=== The input ===
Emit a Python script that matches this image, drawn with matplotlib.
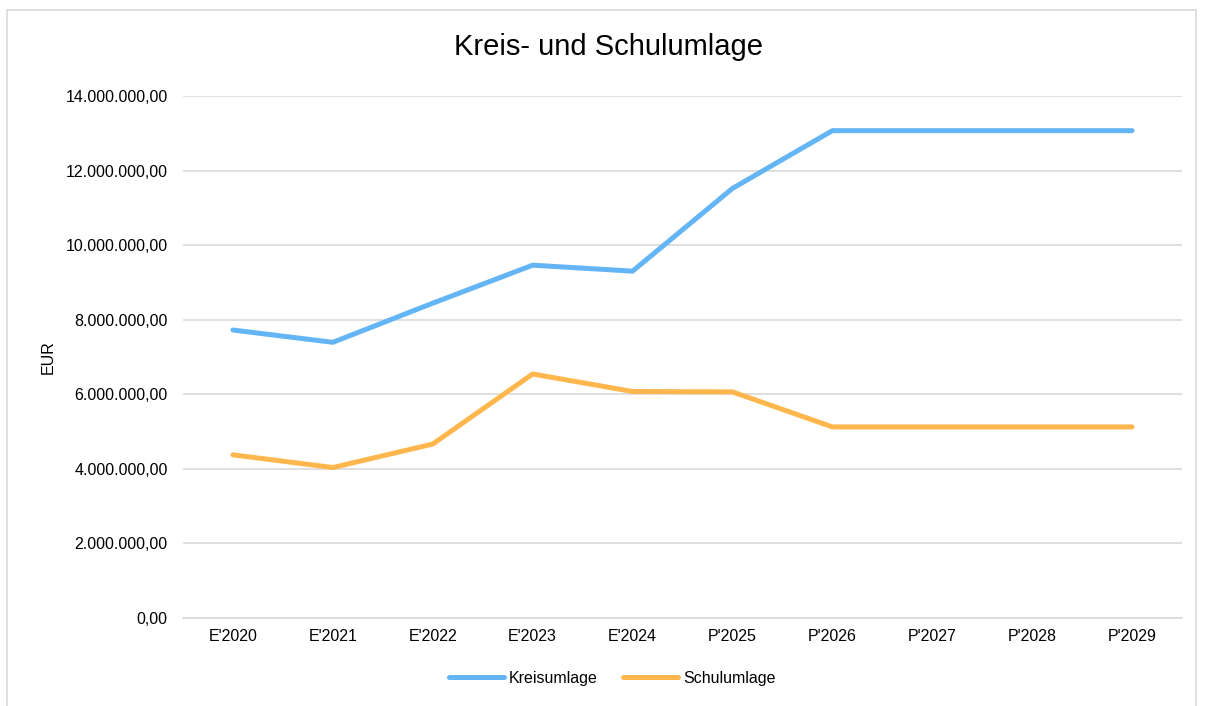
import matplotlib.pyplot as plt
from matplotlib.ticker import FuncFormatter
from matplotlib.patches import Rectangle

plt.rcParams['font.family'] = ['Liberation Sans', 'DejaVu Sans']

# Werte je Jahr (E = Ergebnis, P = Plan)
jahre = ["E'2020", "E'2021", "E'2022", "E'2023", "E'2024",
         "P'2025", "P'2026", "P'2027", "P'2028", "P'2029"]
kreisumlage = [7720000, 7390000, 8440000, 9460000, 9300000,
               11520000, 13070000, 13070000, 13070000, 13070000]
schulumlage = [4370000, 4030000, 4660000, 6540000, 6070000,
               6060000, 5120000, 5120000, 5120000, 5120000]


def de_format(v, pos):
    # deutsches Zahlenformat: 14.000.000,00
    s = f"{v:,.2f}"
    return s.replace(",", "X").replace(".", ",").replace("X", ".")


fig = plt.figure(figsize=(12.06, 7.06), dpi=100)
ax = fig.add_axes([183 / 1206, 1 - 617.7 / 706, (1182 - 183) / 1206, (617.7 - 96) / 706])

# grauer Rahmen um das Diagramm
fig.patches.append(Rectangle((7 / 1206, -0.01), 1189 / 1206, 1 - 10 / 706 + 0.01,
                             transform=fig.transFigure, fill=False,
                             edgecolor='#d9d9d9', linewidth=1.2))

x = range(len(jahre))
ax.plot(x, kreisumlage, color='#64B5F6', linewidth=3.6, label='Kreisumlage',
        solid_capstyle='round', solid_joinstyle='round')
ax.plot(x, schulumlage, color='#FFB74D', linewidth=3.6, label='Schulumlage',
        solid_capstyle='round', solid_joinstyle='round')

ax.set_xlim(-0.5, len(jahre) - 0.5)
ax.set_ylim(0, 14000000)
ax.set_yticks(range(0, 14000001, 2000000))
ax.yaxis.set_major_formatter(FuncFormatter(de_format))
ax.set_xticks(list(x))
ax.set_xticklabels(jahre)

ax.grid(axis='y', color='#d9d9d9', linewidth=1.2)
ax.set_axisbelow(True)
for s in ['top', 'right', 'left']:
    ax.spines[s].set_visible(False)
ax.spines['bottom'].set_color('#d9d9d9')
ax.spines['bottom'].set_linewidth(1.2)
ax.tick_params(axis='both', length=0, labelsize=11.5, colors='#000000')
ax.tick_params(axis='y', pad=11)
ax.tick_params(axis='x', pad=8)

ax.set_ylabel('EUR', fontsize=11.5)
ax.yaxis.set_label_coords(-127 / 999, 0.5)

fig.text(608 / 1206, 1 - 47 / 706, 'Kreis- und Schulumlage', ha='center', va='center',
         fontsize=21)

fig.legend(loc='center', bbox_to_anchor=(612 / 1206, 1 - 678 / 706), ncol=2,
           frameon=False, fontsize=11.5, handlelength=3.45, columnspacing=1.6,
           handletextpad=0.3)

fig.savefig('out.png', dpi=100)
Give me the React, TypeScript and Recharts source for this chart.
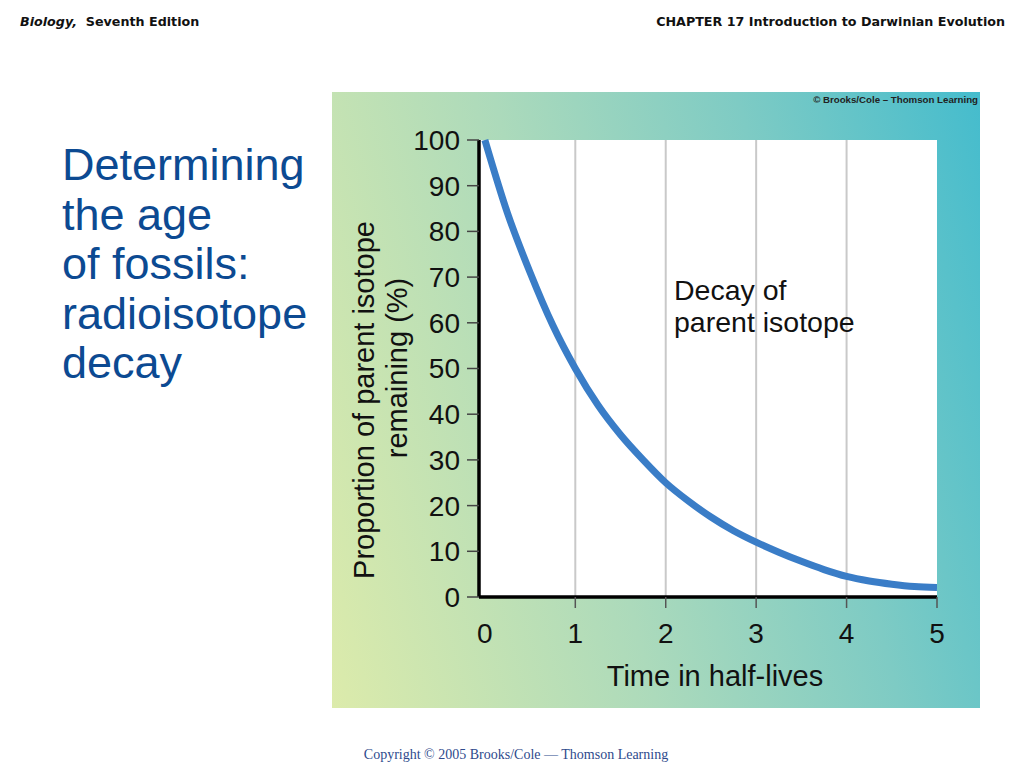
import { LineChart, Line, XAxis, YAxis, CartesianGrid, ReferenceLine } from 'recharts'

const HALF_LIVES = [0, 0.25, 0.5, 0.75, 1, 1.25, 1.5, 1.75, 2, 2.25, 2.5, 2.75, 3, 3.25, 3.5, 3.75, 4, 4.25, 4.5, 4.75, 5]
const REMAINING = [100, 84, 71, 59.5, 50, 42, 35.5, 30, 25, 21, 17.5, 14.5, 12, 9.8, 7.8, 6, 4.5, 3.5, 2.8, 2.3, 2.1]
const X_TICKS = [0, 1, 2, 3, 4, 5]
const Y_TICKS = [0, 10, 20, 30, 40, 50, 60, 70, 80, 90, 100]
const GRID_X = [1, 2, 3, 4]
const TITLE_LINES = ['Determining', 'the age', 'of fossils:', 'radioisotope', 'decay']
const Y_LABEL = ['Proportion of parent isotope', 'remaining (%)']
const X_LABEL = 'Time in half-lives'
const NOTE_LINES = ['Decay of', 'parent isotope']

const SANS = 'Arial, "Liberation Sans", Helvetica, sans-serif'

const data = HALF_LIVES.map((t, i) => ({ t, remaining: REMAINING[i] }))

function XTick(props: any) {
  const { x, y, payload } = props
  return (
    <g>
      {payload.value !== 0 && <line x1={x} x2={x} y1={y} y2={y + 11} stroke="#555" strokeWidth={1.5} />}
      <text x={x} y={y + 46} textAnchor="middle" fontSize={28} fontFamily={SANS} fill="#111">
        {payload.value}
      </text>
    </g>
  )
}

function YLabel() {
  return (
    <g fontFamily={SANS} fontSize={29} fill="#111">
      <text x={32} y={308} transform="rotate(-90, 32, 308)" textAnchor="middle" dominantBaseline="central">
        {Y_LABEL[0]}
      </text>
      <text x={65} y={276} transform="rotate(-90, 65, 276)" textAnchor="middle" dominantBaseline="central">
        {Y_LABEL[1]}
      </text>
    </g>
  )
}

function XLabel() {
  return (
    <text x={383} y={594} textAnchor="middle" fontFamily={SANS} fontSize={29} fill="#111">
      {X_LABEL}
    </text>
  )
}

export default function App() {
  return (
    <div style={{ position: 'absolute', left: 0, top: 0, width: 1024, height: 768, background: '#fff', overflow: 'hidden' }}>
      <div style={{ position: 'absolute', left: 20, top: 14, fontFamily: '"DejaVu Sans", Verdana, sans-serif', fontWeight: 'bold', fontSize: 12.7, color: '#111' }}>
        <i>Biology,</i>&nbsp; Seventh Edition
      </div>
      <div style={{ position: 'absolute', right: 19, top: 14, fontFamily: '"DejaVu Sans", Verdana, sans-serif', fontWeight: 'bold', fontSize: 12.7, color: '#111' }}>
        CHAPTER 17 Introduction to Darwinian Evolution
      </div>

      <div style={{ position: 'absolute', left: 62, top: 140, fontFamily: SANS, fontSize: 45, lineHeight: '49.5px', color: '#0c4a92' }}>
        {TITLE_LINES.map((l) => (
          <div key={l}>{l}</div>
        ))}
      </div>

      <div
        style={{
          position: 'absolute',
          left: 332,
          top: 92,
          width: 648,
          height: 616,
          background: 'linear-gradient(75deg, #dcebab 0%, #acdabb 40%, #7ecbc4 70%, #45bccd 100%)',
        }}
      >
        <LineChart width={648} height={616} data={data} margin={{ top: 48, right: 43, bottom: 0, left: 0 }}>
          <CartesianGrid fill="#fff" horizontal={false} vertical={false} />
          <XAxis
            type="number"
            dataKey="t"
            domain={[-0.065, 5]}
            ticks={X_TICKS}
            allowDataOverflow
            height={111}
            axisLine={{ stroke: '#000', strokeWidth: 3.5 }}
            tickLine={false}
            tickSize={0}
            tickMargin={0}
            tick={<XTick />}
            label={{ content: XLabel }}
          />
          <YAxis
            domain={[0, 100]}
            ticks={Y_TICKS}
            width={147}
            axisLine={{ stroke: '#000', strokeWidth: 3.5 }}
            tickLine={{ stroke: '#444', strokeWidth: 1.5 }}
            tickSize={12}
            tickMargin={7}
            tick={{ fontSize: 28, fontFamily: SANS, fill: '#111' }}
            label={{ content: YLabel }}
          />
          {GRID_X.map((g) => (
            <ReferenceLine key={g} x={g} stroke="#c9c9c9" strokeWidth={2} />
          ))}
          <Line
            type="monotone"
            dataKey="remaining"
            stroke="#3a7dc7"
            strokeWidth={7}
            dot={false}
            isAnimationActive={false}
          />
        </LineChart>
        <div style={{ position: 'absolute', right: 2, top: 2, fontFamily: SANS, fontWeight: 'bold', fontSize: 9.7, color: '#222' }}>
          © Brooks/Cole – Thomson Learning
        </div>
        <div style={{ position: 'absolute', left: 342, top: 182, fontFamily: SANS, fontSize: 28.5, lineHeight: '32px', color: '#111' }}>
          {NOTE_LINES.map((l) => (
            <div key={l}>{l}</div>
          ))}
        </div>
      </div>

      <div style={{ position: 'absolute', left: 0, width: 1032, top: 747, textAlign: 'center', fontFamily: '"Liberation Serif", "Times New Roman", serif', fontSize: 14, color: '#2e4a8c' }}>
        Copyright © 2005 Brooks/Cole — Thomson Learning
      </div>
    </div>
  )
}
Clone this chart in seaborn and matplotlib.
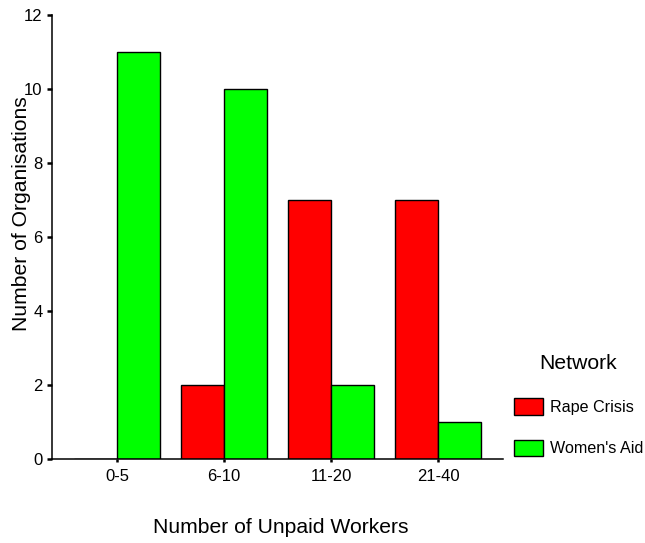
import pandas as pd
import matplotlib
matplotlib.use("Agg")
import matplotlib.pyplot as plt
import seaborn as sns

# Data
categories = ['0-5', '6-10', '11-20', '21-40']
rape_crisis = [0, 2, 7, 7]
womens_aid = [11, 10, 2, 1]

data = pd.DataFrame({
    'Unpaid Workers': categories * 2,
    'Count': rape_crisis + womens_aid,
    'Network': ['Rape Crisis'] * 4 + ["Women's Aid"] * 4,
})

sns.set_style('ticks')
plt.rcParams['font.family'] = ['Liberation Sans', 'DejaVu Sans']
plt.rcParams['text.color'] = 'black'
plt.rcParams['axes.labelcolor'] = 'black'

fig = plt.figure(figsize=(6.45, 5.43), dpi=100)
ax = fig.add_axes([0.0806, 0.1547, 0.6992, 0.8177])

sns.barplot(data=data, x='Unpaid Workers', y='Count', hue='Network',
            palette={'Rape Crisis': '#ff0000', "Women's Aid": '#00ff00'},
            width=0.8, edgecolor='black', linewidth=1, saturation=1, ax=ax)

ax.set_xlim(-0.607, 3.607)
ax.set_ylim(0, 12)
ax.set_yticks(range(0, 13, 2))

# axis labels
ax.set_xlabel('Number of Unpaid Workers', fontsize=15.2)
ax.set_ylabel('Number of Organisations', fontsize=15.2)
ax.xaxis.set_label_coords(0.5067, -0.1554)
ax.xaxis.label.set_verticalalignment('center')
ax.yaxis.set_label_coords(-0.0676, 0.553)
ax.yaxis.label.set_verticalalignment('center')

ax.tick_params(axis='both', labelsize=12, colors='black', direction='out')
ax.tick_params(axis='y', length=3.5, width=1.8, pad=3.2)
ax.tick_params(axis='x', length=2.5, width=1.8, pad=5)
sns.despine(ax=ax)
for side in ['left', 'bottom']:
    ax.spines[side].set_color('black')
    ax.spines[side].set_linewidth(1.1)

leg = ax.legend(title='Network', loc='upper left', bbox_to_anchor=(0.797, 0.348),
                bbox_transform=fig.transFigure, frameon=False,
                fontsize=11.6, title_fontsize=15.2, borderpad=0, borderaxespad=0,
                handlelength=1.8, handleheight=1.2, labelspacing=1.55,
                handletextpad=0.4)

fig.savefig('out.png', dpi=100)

=== What you have to do ===
Reproduce the material above exactly, first line through the line that contains "ax.yaxis.set_label_coords(-127 / 999, 0.5)", minus the pictures.

=== Right answer ===
Emit a Python script that matches this image, drawn with matplotlib.
import matplotlib.pyplot as plt
from matplotlib.ticker import FuncFormatter
from matplotlib.patches import Rectangle

plt.rcParams['font.family'] = ['Liberation Sans', 'DejaVu Sans']

# Werte je Jahr (E = Ergebnis, P = Plan)
jahre = ["E'2020", "E'2021", "E'2022", "E'2023", "E'2024",
         "P'2025", "P'2026", "P'2027", "P'2028", "P'2029"]
kreisumlage = [7720000, 7390000, 8440000, 9460000, 9300000,
               11520000, 13070000, 13070000, 13070000, 13070000]
schulumlage = [4370000, 4030000, 4660000, 6540000, 6070000,
               6060000, 5120000, 5120000, 5120000, 5120000]


def de_format(v, pos):
    # deutsches Zahlenformat: 14.000.000,00
    s = f"{v:,.2f}"
    return s.replace(",", "X").replace(".", ",").replace("X", ".")


fig = plt.figure(figsize=(12.06, 7.06), dpi=100)
ax = fig.add_axes([183 / 1206, 1 - 617.7 / 706, (1182 - 183) / 1206, (617.7 - 96) / 706])

# grauer Rahmen um das Diagramm
fig.patches.append(Rectangle((7 / 1206, -0.01), 1189 / 1206, 1 - 10 / 706 + 0.01,
                             transform=fig.transFigure, fill=False,
                             edgecolor='#d9d9d9', linewidth=1.2))

x = range(len(jahre))
ax.plot(x, kreisumlage, color='#64B5F6', linewidth=3.6, label='Kreisumlage',
        solid_capstyle='round', solid_joinstyle='round')
ax.plot(x, schulumlage, color='#FFB74D', linewidth=3.6, label='Schulumlage',
        solid_capstyle='round', solid_joinstyle='round')

ax.set_xlim(-0.5, len(jahre) - 0.5)
ax.set_ylim(0, 14000000)
ax.set_yticks(range(0, 14000001, 2000000))
ax.yaxis.set_major_formatter(FuncFormatter(de_format))
ax.set_xticks(list(x))
ax.set_xticklabels(jahre)

ax.grid(axis='y', color='#d9d9d9', linewidth=1.2)
ax.set_axisbelow(True)
for s in ['top', 'right', 'left']:
    ax.spines[s].set_visible(False)
ax.spines['bottom'].set_color('#d9d9d9')
ax.spines['bottom'].set_linewidth(1.2)
ax.tick_params(axis='both', length=0, labelsize=11.5, colors='#000000')
ax.tick_params(axis='y', pad=11)
ax.tick_params(axis='x', pad=8)

ax.set_ylabel('EUR', fontsize=11.5)
ax.yaxis.set_label_coords(-127 / 999, 0.5)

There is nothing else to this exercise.